The everyday reds of Northern Italy are famous for pairing with everyday foods that can be tougher to find a wine for. Barbera has the unusual combination of rich, concentrated flavor with high acidity, and its lower tannin might just make it the perfect ‘pizza’ wine. How has California appropriated one of Italy’s most casual contributions to wine?
Pour yourself a glass of Barbera and you’ll see an inky purple wine tumble out, rich in polyphenols (that is the good stuff from the skins) and surprisingly high in natural acidity (great for food). A traditional Northern Italian table wine, Barbera has transplanted to California with great success, and its for the same reason that some other grapes fail to make great wine here. California has a long warm growing season, causing the grapes to ripen extremely well and often too much if the growers leave them too long on the vine, causing a tradeoff between ripeness, and acidity (as one rises the other declines). Barbera has naturally high acidity to balance out the ripeness that California’s perfect weather provides. So rather than getting over extracted jammy wines, you get a tasty ripe red with perfect balance, not to mention food pairing gold! This makes Barbera one of the few ‘old-world’ grapes that end up doing better in California than their original home.

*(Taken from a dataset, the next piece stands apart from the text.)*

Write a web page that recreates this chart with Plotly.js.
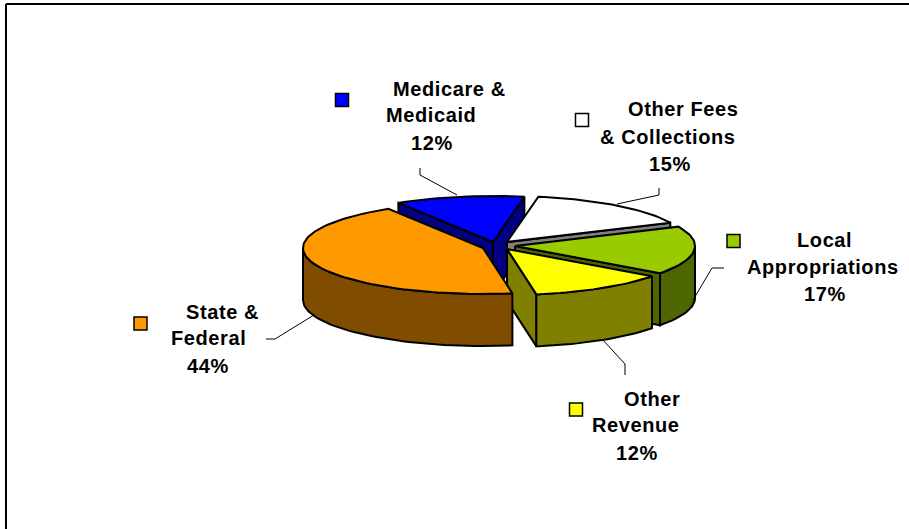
<!DOCTYPE html>
<html><head><meta charset="utf-8">
<script src="https://cdn.plot.ly/plotly-3.0.1.min.js"></script>
<style>html,body{margin:0;padding:0;background:#fff}#c{width:909px;height:529px}.annotation-text{letter-spacing:.6px}</style>
</head><body><div id="c"></div>
<script>
// Data
const categories = ["State & Federal","Medicare & Medicaid","Other Fees & Collections","Local Appropriations","Other Revenue"];
const values = [43.8, 11.6, 15.3, 17.0, 12.3];
const percentLabels = ["44%","12%","15%","17%","12%"];
const nameLines = [["State &","Federal"],["Medicare &","Medicaid"],["Other Fees","& Collections"],["Local","Appropriations"],["Other","Revenue"]];
const topColors = ["#ff9900","#0000ff","#ffffff","#99cc00","#ffff00"];
const sideColors = ["#804d00","#000080","#808080","#4d6600","#808000"];
// Layout constants (pixels on the chart's own axes)
const centersX = [483,493,507,515,507];
const centersY = [248,242,242,246,249];
const drawOrder = [1,2,3,4,0];
const labelX = [[222.5,208,208],[449,431,432],[683,668,670],[824.5,822.5,824.5],[652,636,637]];
const labelY = [[312,338,366],[89,115,143],[109,137,164],[240,267,294],[399,425,453]];
const keyX = [140.5,342,582,733.5,576];
const keyY = [323.5,100,120,241,409.5];
const leaders = [
 [[266,275,314],[339,339,315]],
 [[420,420,457],[168,175,195]],
 [[659,659,617],[188,195,204]],
 [[724,712,693],[268,268,300]],
 [[602,625,625],[339,364,375]]
];
const RX=180, RY=46, DEPTH=52, START=80.6;

// Geometry derived from values
const total = values.reduce((a,b)=>a+b,0);
let a = START; const spans = values.map(v=>{const s=[a,a+v/total*360]; a=s[1]; return s;});
const pt=(i,deg,dz=0)=>{const r=deg*Math.PI/180;return [centersX[i]+RX*Math.cos(r),centersY[i]+RY*Math.sin(r)+dz];};
function arc(i,a0,a1,dz){const n=Math.max(2,Math.ceil(Math.abs(a1-a0)/2));const o=[];for(let k=0;k<=n;k++)o.push(pt(i,a0+(a1-a0)*k/n,dz));return o;}
function poly(points,fill,name){return {type:'scatter',mode:'lines',x:points.map(p=>p[0]),y:points.map(p=>p[1]),fill:'toself',fillcolor:fill,line:{color:'#000',width:2},hoverinfo:'text',text:name,showlegend:false};}
const traces=[];
drawOrder.forEach(i=>{
  const [s,e]=spans[i]; const c=[centersX[i],centersY[i]]; const name=categories[i];
  const sn=pt(i,s), en=pt(i,e);
  const side=(p)=>[c,p,[p[0],p[1]+DEPTH],[c[0],c[1]+DEPTH],c];
  // radial faces are visible when their outward normal points down the screen
  const dS=[sn[0]-c[0],sn[1]-c[1]], dE=[en[0]-c[0],en[1]-c[1]];
  const nS=[dS[1],-dS[0]], nE=[-dE[1],dE[0]];
  if(nS[1]>0) traces.push(poly(side(sn),sideColors[i],name));
  if(nE[1]>0) traces.push(poly(side(en),sideColors[i],name));
  // outer wall: the part of the arc within 0..180 degrees
  for(const off of [0,360]){
    const w0=Math.max(s,off), w1=Math.min(e,off+180);
    if(w1>w0) traces.push(poly(arc(i,w0,w1,0).concat(arc(i,w1,w0,DEPTH)).concat([pt(i,w0)]),sideColors[i],name));
  }
  traces.push(poly([c].concat(arc(i,s,e,0)).concat([c]),topColors[i],name));
});
leaders.forEach(l=>traces.push({type:'scatter',mode:'lines',x:l[0],y:l[1],line:{color:'#000',width:1},hoverinfo:'skip',showlegend:false}));
traces.push({type:'scatter',mode:'markers',x:keyX,y:keyY,text:categories,hoverinfo:'text',showlegend:false,
  marker:{symbol:'square',size:13,color:topColors,line:{color:'#000',width:1.5}}});
const annotations=[];
categories.forEach((_,i)=>{
  const lines=nameLines[i].concat([percentLabels[i]]);
  lines.forEach((t,j)=>annotations.push({x:labelX[i][j],y:labelY[i][j],text:'<b>'+t.replace('&','&amp;')+'</b>',showarrow:false,xanchor:'center',yanchor:'middle',
    font:{family:'"Liberation Sans",Arial,sans-serif',size:20,color:'#000'}}));
});
const layout={width:909,height:529,margin:{l:0,r:0,t:0,b:0},paper_bgcolor:'#fff',plot_bgcolor:'#fff',showlegend:false,
  xaxis:{range:[0,909],visible:false,fixedrange:true},
  yaxis:{range:[529,0],visible:false,fixedrange:true},
  annotations,
  shapes:[
   {type:'line',x0:6,x1:6,y0:4,y1:529,line:{color:'#000',width:2}},
   {type:'line',x0:6,x1:909,y0:4,y1:4,line:{color:'#000',width:2}}
  ]};
Plotly.newPlot('c',traces,layout,{displayModeBar:false,staticPlot:true});
</script></body></html>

Food pairing suggestions: Most CA Barbera is going to be bigger in body and fruit than their Italian counterparts, but it still complements the acidity of tomato sauce really well, either in pizza or a hearty ragu.
So lets take a look at my favorite Barbera wine grown and produced right here in California.
Unti Estate Barbera 2012
Cellar rating *2-7 years 90pts
Unti Vineyards has made a name for itself growing Rhone varietals up here in Northern California but they also are one of the few producers going all in on Italian varietals, making stellar Sangiovese and Montepulciano d’Abruzzo. Their Barbera is thick in the glass, deep dark red and purple fruits leap off the surface. The palate is far more muscular than a Piedmontese Barbera, but the acidity leads to a clean lightweight finish. Its has a touch of complexity with some earth and cola on the nose, and a bit of spice from the modest use of French oak.
2012 was a prosperous year for wine making in California. The long growing season never got too hot leading to a bumper crop that maintained exceptional quality. This couldn’t have been a better year for Barbera, and this Unti bottle shows it well.
As for food, try it with the biggest, spiciest, most loaded pizza you’ve ever had!